Да, бывают стычки между арабами и евреями. Да, называвший себя мусульманином террорист Кулибали, сын малийских мигрантов, захватил в январе заложников в магазине «Гиперкашер». А другой мусульманин, выходец из Мали, четыре года работал в этом магазине и молился Аллаху в подсобке. И не видел в этом проблемы. И хозяева магазина (евреи) проблемы не видели.
И когда Кулибали захватил магазин, этот другой малиец, по имени Лассана Батили, спас нескольких заложников. Вручая Лассане французское гражданство, премьер-министр Вальс, который сам когда-то был испанским мигрантом, сказал: «Здесь не имеют значения ни происхождение, ни религия. Здесь есть только французы, которые любят Францию».
Каждый год в стране оставались 200 тысяч новеньких иностранцев — так было до начала этого года. Около 70 тысяч подавали заявки на предоставление убежища. И 65—75% получали отказ.
В апреле Счетная палата опубликовала свои данные: страна тратит на каждого просителя убежища 13 тысяч евро в год (всего 2 миллиарда), и только 1% из тех, кому отказывают, покидает страну. Любой, кому отказали в предоставлении убежища, может жить во Франции годами, пока случайно не попадется полиции (для этого тоже нужно постараться).
А дедушка Лассаны Батили рассказывал мне на церемонии в МВД, что уже пятьдесят лет живет во Франции, не получая гражданства. И много лет жил вообще без бумаг. Лассана не пьет, дедушка не пьет, но рядом выпивали пьяные от счастья правозащитники, которые помогли Лассане, когда ему вручили предписание покинуть страну (в 2010-м).
Так живут и работают в стране сотни тысяч «нелегалов» (звучат цифры от 200 до 500 тыс., но это все пустые статистические упражнения).
«Ассимиляция — это как поезд, который приходит вовремя: никто не говорит о ней, когда она успешно работает, — написано в передовице «Шарли», вышедшей 16 сентября. — Да, к некоторым детям эмигрантов, отброшенным, вытолкнутым в безработицу <…> нужно проявлять больше внимания, чем к остальным, которые тихо и спокойно идут по своей дороге и занимают место во французском обществе... Является ли это причиной, чтобы выносить приговор ассимиляции made in France?»
Это пишет тот самый Рисс, художник, директор и редактор «Шарли», который занял последний пост после теракта. Он сам был ранен в этом теракте. И это ему, вслед за убитым редактором Шарбом, исламисты вынесли «смертный приговор».
Сейчас он нарисовал утонувшего мальчика.
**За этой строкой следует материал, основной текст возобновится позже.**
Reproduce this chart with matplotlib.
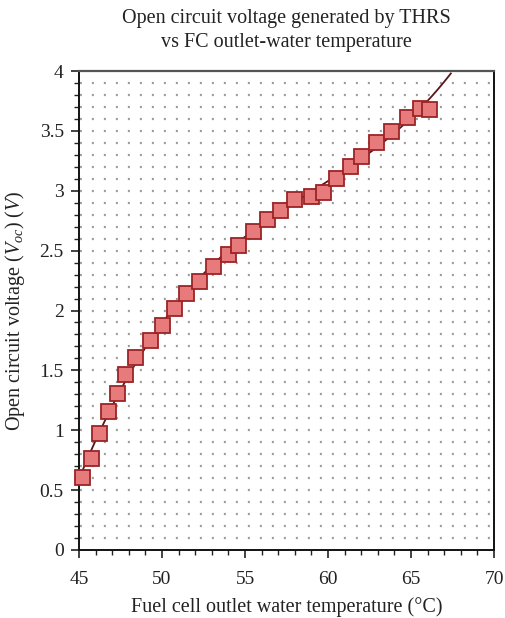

Прекрасно зная, что для некоторых «отброшенных» важно только то, что этот трехлетний мальчик — «мусульманин».
«Как будто религия, словно раса, является частью нашего ДНК», — пишет Рисс в передовице.
Только в ней он насмехается над защитниками «традиционных ценностей», которые говорят welcome лишь «беженцам-христианам».
Юрий Сафронов
соб. корр. в Париже
От редакции
Мнение нашего корреспондента может не совпадать с мнением редакции. Можно руководствоваться любыми соображениями, но «делать смешно» из рисунка мертвого ребенка, какими бы эстетическими ценностями это ни оправдывалось, абсолютно невозможно.